After the shocking ousters of favored contestants LaToya London and Jennifer Hudson, leaving three less-talented teenagers in pursuit of victory in Fox's American Idol 3, a review of Idol's voting system was probably to be expected. What wasn't expected was the degree of chaos and error present in the system as currently constituted -- and the fact that the Idol producers have been aware of the problems for a long time but seem instead to have embraced the windfall that the chaos creates for one of Idol's sponsors.

The major controversy in the ouster of LaToya revolved around the fact that Jasmine Trias, the 17-year-old Hawaiian who gave two dismal performances during the show's "Disco Night," wasn't even in the bottom two. On Thursday of last week, Verizon (the legacy phone carrier cobbled together from the merger of the former NYNEX, Bell Atlantic and GTE networks) reported that Hawaii, with its 1.2 million residents, cast more Idol votes, 1.3 million, than any other state within Verizon's coverage area except for California and New York -- two states that dwarf Hawaii's population. By contrast, New Jersey, with a population of 8.6 million (over seven times Hawaii's size), cast only 1.2 million votes.

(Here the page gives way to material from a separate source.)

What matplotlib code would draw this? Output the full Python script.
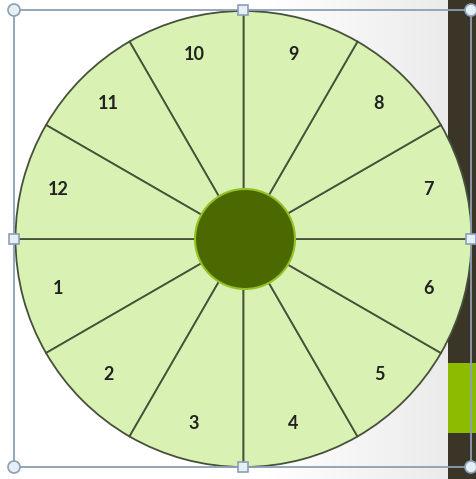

The first reactions to Verizon's information were discussions about Hawaiian pride in Jasmine (as in this E! Online article), which seems to be the result that Verizon, which is planning to sell its Hawaiian grid, intended. On second look, however, these numbers reveal a deep problem that runs to the roots of Idol -- the ability of a small number of "power voters" to distort the weekly results, making the show less appealing to the majority of viewers.

Verizon also reported that Hawaiians tried to cast 5 million votes, meaning that 3.8 million calls (presumably overwhelmingly for Jasmine) failed to get through -- or, looking at it from the other side, only 24% of the calls placed by potential Hawaiian voters resulted in votes being cast. The high volume of calls placed (over 4 per resident -- and we doubt that everybody in Hawaii is voting) and the high number of incomplete calls raises questions about WHY Idol has opted for such a voting system.

Broadcasting & Cable Magazine reports that phone industry sources say that the chaos resulting from the number of phone calls placed to Idol is simply inevitable in an overtaxed voice system. Who benefits? The cellular phone company that provides Idol's text messaging services: AT&T Wireless.

As we previously reported, the Idol 2 finale vote between Clay Aiken and Ruben Studdard produced 230 million calls -- of which only 21.5 million, or 9.3%, got through. However, in text messaging calls, for which AT&T Wireless charges 10 cents a pop, 2.5 million got through -- representing every call that was placed.

Of course, text messaging takes up much less bandwidth than voice telephony. Nevertheless, because Fox has not taken any public action to discourage "power dialers," it has permitted the creation of a logjam in the voice phone system, seemingly in hopes of pushing voters to text phones.

A year ago, Idol producers acknowledged that about 100 "phreaks" using autodialer systems were attempting to cast thousands of votes for their favorite candidates. Although the producers claimed that they reserved the right to remove all the votes cast by anyone who tried to cast significantly more than 500 voted (a claim that producer Ken Warwick recently repeated to MTV), the fact remains that "power dialers" can tie up the voice network and make sure that everyone else trying to call gets busy signals -- and even humans trying to place 500-600 votes in two hours are expressing a degree of fanatacism that makes the votes of most show viewers irrelevant to the outcome.

In addition, Broadcast & Cable reports that a well-known tech expert "laughed" when he heard Idol producers say that there were only 100 or so "phreaks" attempting to influence the voting. Instead, he claimed that there were "thousands upon thousands of moderately tech-savvy fans who really get emotionally compelled to do something about who they want to win. It could be anybody with a computer, a modem, and a phone line." So much for simple fixes.

So why does Idol permit such a blatant distortion in the vote totals? Why not use the Internet, as CBS did with its recent Survivor $1 million prize? Warwick defends not using the Web by telling MTV that "people generally have to leave their television sets to vote on the Internet, [and since that means they're] not watching the rest of the contestants, therefore, it's not fair" -- ignoring the obvious facts that (1) at least for East Coast and Central viewers, who see the show live, the poll can be timed to not appear on the Web until after Idol ends, and (2) the "millions of voters" that he claims try to cast phone votes during the show's live airing aren't watching it either. We presume that this statement shouldn't be taken as a reflection of Warwick's intelligence, just as an indication of his lack of skill at prevarication.

A simple alternative would be to limit the number of votes cast per person -- but that would make AT&T's text messaging franchise fairly worthless. Indeed, we wonder if the consequence of an article like this one isn't just to encourage the people who really, really care about the outcome to turn to text messaging, increasing AT&T's windfall. However, the consequence of this problem for Fox may be that people who care but don't really, really care decide to turn the show off instead.

Maybe now we know why NBC has decided to directly target American Idol 4 with its upcoming series The Contender.